◆ EXERCISE PROMPT
Carry none of the pictures over; write out the complete data exactly.
— Start —
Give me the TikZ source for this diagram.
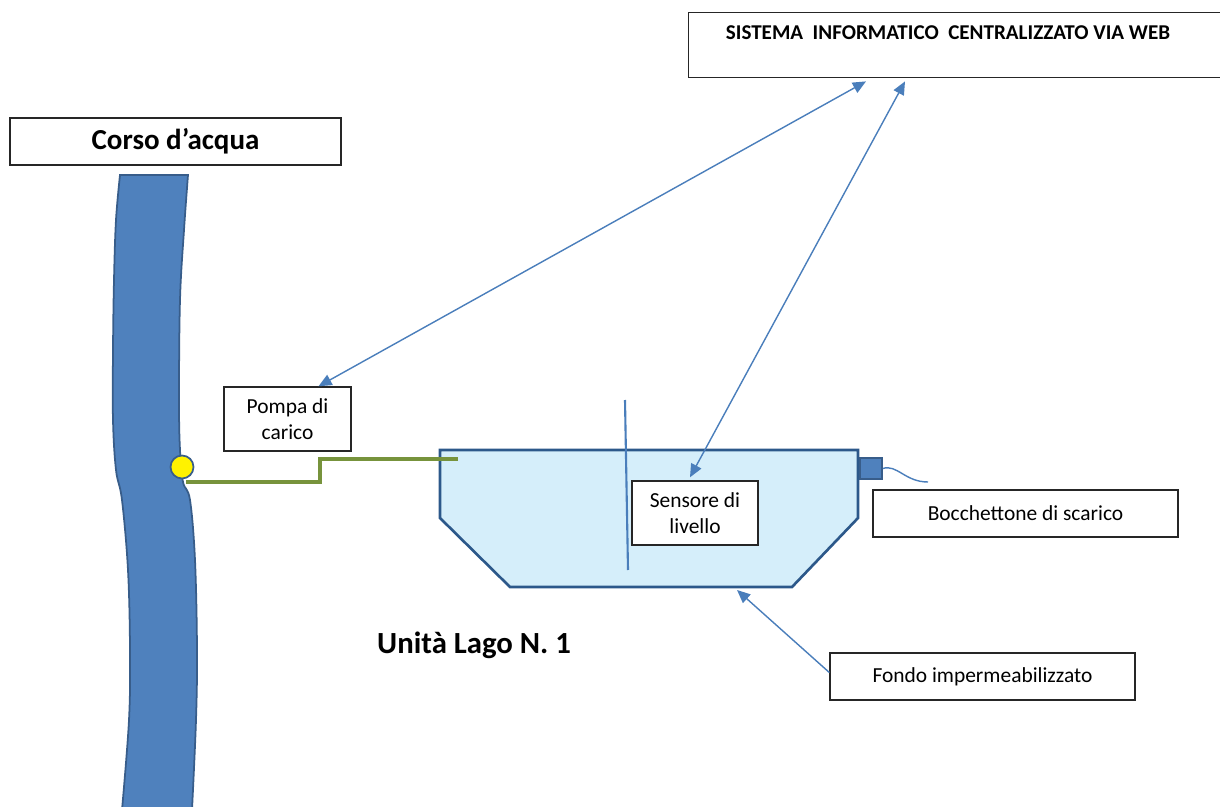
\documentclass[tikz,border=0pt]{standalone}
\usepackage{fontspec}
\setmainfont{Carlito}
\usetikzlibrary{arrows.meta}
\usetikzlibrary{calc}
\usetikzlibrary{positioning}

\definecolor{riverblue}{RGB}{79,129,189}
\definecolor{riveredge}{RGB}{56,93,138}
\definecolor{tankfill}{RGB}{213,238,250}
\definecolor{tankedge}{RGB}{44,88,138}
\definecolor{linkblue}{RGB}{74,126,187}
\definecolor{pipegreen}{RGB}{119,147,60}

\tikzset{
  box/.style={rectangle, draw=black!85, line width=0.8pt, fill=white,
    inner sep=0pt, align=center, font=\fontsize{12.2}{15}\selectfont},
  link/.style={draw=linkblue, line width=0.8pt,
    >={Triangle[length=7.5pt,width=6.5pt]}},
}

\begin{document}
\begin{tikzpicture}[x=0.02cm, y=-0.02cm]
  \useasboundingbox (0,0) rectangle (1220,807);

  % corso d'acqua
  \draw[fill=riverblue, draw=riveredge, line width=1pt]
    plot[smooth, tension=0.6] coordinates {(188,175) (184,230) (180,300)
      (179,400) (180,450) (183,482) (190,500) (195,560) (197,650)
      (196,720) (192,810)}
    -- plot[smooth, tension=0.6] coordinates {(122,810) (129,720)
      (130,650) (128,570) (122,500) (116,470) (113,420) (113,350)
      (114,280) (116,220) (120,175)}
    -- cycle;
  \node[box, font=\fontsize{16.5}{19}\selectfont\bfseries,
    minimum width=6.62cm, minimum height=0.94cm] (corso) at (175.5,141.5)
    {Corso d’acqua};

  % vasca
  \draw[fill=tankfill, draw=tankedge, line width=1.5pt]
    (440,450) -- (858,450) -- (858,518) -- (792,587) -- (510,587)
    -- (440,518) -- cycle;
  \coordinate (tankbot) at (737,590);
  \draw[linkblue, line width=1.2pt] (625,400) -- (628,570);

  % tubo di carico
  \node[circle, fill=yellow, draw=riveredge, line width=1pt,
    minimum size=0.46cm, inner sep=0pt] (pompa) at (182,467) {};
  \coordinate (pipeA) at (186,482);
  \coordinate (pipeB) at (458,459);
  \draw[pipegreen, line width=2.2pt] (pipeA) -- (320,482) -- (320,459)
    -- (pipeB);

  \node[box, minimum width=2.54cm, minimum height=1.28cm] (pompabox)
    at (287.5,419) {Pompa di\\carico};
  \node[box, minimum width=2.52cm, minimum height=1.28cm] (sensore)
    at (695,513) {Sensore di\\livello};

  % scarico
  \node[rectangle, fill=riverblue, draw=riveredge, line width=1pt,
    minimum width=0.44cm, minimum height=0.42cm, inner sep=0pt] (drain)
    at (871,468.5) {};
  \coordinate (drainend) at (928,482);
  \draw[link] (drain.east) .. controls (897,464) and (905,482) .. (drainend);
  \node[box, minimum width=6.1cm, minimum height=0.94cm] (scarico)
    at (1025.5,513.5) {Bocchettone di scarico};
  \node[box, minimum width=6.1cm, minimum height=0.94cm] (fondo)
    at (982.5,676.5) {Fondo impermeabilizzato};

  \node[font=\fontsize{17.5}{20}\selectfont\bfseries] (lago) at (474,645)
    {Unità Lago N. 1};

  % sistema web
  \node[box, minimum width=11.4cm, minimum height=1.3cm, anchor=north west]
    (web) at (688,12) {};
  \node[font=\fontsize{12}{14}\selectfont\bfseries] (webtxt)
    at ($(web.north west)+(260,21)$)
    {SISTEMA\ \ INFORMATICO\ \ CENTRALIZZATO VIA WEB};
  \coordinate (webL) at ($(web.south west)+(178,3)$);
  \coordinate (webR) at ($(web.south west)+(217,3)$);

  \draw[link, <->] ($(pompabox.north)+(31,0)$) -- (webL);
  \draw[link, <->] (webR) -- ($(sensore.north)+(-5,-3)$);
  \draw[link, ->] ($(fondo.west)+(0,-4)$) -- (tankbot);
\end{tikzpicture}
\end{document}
— End —
◆ EXPECTED ANSWER
Give me the TikZ source for this diagram.
\documentclass[tikz,border=0pt]{standalone}
\usepackage{fontspec}
\setmainfont{Carlito}
\usetikzlibrary{arrows.meta}
\usetikzlibrary{calc}
\usetikzlibrary{positioning}

\definecolor{riverblue}{RGB}{79,129,189}
\definecolor{riveredge}{RGB}{56,93,138}
\definecolor{tankfill}{RGB}{213,238,250}
\definecolor{tankedge}{RGB}{44,88,138}
\definecolor{linkblue}{RGB}{74,126,187}
\definecolor{pipegreen}{RGB}{119,147,60}

\tikzset{
  box/.style={rectangle, draw=black!85, line width=0.8pt, fill=white,
    inner sep=0pt, align=center, font=\fontsize{12.2}{15}\selectfont},
  link/.style={draw=linkblue, line width=0.8pt,
    >={Triangle[length=7.5pt,width=6.5pt]}},
}

\begin{document}
\begin{tikzpicture}[x=0.02cm, y=-0.02cm]
  \useasboundingbox (0,0) rectangle (1220,807);

  % corso d'acqua
  \draw[fill=riverblue, draw=riveredge, line width=1pt]
    plot[smooth, tension=0.6] coordinates {(188,175) (184,230) (180,300)
      (179,400) (180,450) (183,482) (190,500) (195,560) (197,650)
      (196,720) (192,810)}
    -- plot[smooth, tension=0.6] coordinates {(122,810) (129,720)
      (130,650) (128,570) (122,500) (116,470) (113,420) (113,350)
      (114,280) (116,220) (120,175)}
    -- cycle;
  \node[box, font=\fontsize{16.5}{19}\selectfont\bfseries,
    minimum width=6.62cm, minimum height=0.94cm] (corso) at (175.5,141.5)
    {Corso d’acqua};

  % vasca
  \draw[fill=tankfill, draw=tankedge, line width=1.5pt]
    (440,450) -- (858,450) -- (858,518) -- (792,587) -- (510,587)
    -- (440,518) -- cycle;
  \coordinate (tankbot) at (737,590);
  \draw[linkblue, line width=1.2pt] (625,400) -- (628,570);

  % tubo di carico
  \node[circle, fill=yellow, draw=riveredge, line width=1pt,
    minimum size=0.46cm, inner sep=0pt] (pompa) at (182,467) {};
  \coordinate (pipeA) at (186,482);
  \coordinate (pipeB) at (458,459);
  \draw[pipegreen, line width=2.2pt] (pipeA) -- (320,482) -- (320,459)
    -- (pipeB);

  \node[box, minimum width=2.54cm, minimum height=1.28cm] (pompabox)
    at (287.5,419) {Pompa di\\carico};
  \node[box, minimum width=2.52cm, minimum height=1.28cm] (sensore)
    at (695,513) {Sensore di\\livello};

  % scarico
  \node[rectangle, fill=riverblue, draw=riveredge, line width=1pt,
    minimum width=0.44cm, minimum height=0.42cm, inner sep=0pt] (drain)
    at (871,468.5) {};
  \coordinate (drainend) at (928,482);
  \draw[link] (drain.east) .. controls (897,464) and (905,482) .. (drainend);
  \node[box, minimum width=6.1cm, minimum height=0.94cm] (scarico)
    at (1025.5,513.5) {Bocchettone di scarico};
  \node[box, minimum width=6.1cm, minimum height=0.94cm] (fondo)
    at (982.5,676.5) {Fondo impermeabilizzato};

  \node[font=\fontsize{17.5}{20}\selectfont\bfseries] (lago) at (474,645)
    {Unità Lago N. 1};

  % sistema web
  \node[box, minimum width=11.4cm, minimum height=1.3cm, anchor=north west]
    (web) at (688,12) {};
  \node[font=\fontsize{12}{14}\selectfont\bfseries] (webtxt)
    at ($(web.north west)+(260,21)$)
    {SISTEMA\ \ INFORMATICO\ \ CENTRALIZZATO VIA WEB};
  \coordinate (webL) at ($(web.south west)+(178,3)$);
  \coordinate (webR) at ($(web.south west)+(217,3)$);

  \draw[link, <->] ($(pompabox.north)+(31,0)$) -- (webL);
  \draw[link, <->] (webR) -- ($(sensore.north)+(-5,-3)$);
  \draw[link, ->] ($(fondo.west)+(0,-4)$) -- (tankbot);
\end{tikzpicture}
\end{document}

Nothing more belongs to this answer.